* [DIRECTIVE] Transcribe only the part of the material below that begins at the line containing "Reproduce this chart with D3.js." and ends at the line containing "0.33, -0.03, -0.38];", with both kept and images left out.
========
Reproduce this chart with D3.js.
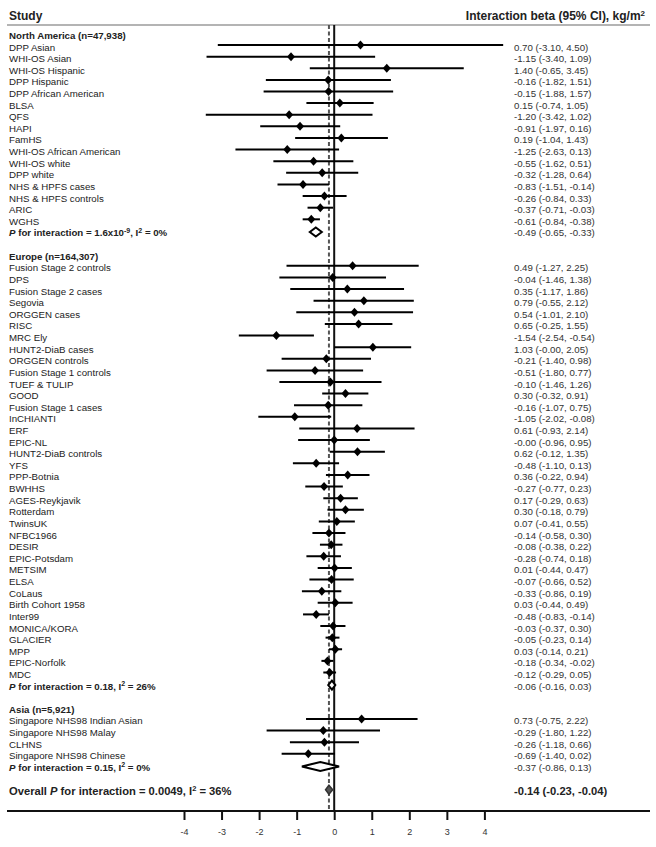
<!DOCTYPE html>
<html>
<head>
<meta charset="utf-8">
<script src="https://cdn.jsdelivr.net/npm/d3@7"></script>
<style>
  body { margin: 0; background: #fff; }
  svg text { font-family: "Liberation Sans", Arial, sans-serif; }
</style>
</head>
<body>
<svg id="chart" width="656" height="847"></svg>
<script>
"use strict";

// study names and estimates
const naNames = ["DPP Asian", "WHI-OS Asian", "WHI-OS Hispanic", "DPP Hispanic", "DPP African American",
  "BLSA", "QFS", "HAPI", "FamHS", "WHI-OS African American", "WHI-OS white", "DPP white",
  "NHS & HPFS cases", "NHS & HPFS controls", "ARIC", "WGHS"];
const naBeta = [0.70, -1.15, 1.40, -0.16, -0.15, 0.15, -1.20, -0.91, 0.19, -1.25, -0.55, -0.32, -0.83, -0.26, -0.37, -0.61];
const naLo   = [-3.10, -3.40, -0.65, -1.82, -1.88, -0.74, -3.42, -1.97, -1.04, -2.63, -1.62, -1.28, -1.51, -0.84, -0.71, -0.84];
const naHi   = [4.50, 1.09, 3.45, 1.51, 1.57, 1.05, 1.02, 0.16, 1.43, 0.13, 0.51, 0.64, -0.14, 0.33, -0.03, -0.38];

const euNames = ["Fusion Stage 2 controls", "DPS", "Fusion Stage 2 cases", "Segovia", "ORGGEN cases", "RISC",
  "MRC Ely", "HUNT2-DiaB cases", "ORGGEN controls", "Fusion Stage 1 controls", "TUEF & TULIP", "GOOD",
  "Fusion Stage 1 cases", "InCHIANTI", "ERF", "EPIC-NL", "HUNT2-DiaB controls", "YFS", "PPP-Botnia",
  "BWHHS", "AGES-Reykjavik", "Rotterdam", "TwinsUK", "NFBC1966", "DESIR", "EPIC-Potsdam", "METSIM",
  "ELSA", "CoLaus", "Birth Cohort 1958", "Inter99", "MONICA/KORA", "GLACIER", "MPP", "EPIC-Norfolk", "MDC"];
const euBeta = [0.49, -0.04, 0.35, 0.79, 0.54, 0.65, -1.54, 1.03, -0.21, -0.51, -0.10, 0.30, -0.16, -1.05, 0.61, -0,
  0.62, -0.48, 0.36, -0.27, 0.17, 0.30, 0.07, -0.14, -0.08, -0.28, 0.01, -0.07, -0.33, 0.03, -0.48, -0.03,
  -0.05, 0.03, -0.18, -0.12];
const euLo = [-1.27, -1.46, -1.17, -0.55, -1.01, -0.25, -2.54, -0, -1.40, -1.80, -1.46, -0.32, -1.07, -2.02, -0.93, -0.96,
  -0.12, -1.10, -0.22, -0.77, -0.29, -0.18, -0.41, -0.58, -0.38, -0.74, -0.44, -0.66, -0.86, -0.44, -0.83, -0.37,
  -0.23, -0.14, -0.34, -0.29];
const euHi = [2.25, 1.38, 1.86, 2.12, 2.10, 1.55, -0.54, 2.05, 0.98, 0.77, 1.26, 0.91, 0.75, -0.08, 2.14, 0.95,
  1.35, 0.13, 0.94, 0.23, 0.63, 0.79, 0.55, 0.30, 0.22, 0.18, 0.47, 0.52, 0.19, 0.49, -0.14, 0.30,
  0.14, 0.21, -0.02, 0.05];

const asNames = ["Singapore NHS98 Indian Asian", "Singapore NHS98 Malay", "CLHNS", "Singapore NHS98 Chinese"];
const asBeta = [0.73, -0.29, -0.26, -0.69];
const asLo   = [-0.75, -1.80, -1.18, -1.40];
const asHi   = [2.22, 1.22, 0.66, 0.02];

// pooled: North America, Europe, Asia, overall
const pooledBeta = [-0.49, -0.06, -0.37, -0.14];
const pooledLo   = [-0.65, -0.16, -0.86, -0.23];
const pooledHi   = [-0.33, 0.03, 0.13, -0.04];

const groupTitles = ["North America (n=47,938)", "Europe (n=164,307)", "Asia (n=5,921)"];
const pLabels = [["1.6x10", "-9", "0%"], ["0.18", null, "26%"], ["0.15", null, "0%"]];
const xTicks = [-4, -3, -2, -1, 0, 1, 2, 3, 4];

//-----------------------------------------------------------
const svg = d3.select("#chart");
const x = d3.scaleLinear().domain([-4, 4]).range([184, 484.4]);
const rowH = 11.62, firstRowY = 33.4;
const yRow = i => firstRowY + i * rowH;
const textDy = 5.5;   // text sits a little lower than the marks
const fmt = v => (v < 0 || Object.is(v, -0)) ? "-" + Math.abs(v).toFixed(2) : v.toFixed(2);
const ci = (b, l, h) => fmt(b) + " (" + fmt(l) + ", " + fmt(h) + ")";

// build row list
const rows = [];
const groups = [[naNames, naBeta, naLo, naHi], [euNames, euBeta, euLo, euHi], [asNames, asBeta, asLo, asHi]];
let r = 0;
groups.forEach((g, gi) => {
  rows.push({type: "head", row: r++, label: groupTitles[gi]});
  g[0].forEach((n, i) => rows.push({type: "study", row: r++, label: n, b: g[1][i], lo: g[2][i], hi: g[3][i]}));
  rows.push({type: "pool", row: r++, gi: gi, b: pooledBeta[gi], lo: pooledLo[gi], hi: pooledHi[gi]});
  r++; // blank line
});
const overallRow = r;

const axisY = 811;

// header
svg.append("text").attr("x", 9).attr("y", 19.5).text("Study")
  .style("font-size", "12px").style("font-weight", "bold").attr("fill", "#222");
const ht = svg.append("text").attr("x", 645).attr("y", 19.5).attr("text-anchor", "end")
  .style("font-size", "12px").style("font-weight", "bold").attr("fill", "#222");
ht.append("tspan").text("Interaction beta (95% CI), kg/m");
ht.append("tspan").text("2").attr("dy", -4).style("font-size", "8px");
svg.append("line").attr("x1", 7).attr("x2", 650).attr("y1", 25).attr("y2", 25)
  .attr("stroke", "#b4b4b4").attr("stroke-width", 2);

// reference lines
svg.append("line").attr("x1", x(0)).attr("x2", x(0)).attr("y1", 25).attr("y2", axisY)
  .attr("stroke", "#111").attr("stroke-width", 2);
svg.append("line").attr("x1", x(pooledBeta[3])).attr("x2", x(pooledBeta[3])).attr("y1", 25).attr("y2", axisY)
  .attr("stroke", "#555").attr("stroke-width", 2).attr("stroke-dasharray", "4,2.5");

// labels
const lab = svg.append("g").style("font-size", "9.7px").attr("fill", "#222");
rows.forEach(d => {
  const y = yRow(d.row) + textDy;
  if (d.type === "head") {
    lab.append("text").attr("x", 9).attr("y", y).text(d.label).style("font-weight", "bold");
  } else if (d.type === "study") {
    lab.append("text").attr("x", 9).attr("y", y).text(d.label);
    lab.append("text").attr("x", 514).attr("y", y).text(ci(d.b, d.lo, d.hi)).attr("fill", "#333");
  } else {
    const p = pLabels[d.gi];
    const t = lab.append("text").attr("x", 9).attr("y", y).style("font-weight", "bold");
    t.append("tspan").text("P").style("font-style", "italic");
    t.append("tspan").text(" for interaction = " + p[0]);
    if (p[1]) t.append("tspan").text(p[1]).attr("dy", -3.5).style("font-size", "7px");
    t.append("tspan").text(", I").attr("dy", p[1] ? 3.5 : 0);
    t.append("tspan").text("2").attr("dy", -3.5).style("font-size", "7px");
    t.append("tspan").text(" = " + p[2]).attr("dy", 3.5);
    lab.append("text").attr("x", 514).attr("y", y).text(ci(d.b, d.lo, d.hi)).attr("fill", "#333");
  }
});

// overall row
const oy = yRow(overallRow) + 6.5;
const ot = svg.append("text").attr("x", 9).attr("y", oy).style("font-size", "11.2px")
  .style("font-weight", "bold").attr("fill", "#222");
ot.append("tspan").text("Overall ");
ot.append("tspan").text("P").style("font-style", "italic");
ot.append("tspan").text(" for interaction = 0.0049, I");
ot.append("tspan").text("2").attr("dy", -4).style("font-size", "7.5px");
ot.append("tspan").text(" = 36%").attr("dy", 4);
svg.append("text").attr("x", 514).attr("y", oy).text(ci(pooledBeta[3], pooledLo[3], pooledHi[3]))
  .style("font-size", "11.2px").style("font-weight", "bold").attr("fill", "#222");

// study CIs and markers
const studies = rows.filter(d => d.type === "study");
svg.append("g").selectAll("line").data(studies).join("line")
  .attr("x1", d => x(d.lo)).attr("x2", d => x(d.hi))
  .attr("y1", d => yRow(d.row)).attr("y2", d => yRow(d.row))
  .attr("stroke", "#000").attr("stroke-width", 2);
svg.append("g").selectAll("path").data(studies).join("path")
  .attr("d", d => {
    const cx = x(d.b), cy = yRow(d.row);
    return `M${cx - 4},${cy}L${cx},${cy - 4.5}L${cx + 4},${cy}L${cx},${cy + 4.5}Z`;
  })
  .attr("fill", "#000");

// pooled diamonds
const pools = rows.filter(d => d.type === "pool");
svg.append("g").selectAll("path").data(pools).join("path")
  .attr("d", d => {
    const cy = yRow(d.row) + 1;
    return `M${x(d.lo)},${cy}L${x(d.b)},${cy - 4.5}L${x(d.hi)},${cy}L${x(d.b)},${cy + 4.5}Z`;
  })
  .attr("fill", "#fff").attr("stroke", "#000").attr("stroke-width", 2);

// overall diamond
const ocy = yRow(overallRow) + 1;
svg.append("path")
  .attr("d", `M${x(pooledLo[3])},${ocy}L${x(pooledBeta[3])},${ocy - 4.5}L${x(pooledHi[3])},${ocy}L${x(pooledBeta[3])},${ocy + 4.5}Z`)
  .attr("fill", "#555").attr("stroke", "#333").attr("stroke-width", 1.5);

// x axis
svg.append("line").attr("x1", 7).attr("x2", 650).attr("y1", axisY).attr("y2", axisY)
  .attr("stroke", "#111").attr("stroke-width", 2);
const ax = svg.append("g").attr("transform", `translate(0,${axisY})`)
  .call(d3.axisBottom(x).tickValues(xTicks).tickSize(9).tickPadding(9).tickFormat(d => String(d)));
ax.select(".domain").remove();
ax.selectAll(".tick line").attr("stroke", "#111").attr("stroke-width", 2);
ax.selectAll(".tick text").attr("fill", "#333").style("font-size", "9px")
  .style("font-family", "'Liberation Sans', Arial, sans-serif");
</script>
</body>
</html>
========
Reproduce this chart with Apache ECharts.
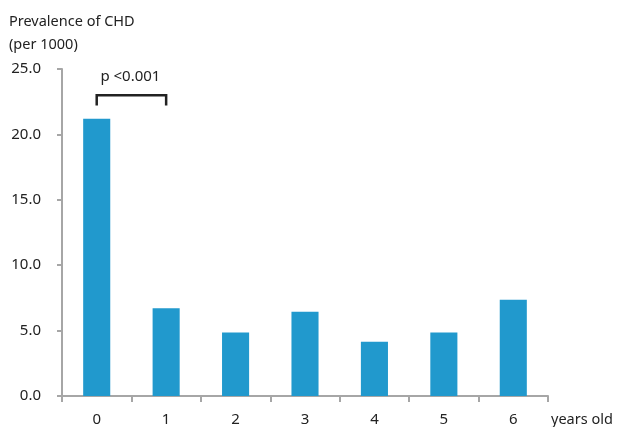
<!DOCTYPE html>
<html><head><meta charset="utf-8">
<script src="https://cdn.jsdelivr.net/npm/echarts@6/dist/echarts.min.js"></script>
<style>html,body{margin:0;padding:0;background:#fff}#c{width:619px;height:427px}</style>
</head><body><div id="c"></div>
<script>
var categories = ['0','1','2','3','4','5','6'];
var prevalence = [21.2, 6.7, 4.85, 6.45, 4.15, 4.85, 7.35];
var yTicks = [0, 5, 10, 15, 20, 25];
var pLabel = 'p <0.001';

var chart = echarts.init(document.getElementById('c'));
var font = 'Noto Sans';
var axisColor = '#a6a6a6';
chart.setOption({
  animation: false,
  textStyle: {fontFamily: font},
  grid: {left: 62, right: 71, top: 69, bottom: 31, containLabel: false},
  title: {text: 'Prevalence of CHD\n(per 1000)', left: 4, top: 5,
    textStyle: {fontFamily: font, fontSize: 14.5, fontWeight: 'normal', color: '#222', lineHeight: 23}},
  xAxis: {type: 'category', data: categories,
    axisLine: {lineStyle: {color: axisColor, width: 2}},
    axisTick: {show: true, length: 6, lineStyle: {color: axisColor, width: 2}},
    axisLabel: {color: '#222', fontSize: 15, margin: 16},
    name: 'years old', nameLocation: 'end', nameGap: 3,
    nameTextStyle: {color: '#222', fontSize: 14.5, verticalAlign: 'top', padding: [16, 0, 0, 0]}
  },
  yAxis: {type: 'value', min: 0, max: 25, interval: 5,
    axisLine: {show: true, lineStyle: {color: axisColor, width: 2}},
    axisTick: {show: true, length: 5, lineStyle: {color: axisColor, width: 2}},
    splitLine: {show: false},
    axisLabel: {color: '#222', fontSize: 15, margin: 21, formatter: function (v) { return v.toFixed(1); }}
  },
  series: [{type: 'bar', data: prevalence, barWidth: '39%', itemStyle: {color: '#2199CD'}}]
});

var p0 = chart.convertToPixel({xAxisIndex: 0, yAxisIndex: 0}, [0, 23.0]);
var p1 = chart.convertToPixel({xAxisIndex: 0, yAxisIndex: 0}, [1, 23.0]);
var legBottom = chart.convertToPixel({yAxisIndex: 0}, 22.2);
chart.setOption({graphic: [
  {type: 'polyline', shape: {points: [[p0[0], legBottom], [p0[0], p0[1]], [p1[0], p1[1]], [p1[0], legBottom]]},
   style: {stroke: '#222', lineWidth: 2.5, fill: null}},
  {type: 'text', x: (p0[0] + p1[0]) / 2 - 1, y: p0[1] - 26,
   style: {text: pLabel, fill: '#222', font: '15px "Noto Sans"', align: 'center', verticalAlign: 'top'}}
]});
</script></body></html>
========
* [COMPLETED TASK]
Reproduce this chart with D3.js.
<!DOCTYPE html>
<html>
<head>
<meta charset="utf-8">
<script src="https://cdn.jsdelivr.net/npm/d3@7"></script>
<style>
  body { margin: 0; background: #fff; }
  svg text { font-family: "Liberation Sans", Arial, sans-serif; }
</style>
</head>
<body>
<svg id="chart" width="656" height="847"></svg>
<script>
"use strict";

// study names and estimates
const naNames = ["DPP Asian", "WHI-OS Asian", "WHI-OS Hispanic", "DPP Hispanic", "DPP African American",
  "BLSA", "QFS", "HAPI", "FamHS", "WHI-OS African American", "WHI-OS white", "DPP white",
  "NHS & HPFS cases", "NHS & HPFS controls", "ARIC", "WGHS"];
const naBeta = [0.70, -1.15, 1.40, -0.16, -0.15, 0.15, -1.20, -0.91, 0.19, -1.25, -0.55, -0.32, -0.83, -0.26, -0.37, -0.61];
const naLo   = [-3.10, -3.40, -0.65, -1.82, -1.88, -0.74, -3.42, -1.97, -1.04, -2.63, -1.62, -1.28, -1.51, -0.84, -0.71, -0.84];
const naHi   = [4.50, 1.09, 3.45, 1.51, 1.57, 1.05, 1.02, 0.16, 1.43, 0.13, 0.51, 0.64, -0.14, 0.33, -0.03, -0.38];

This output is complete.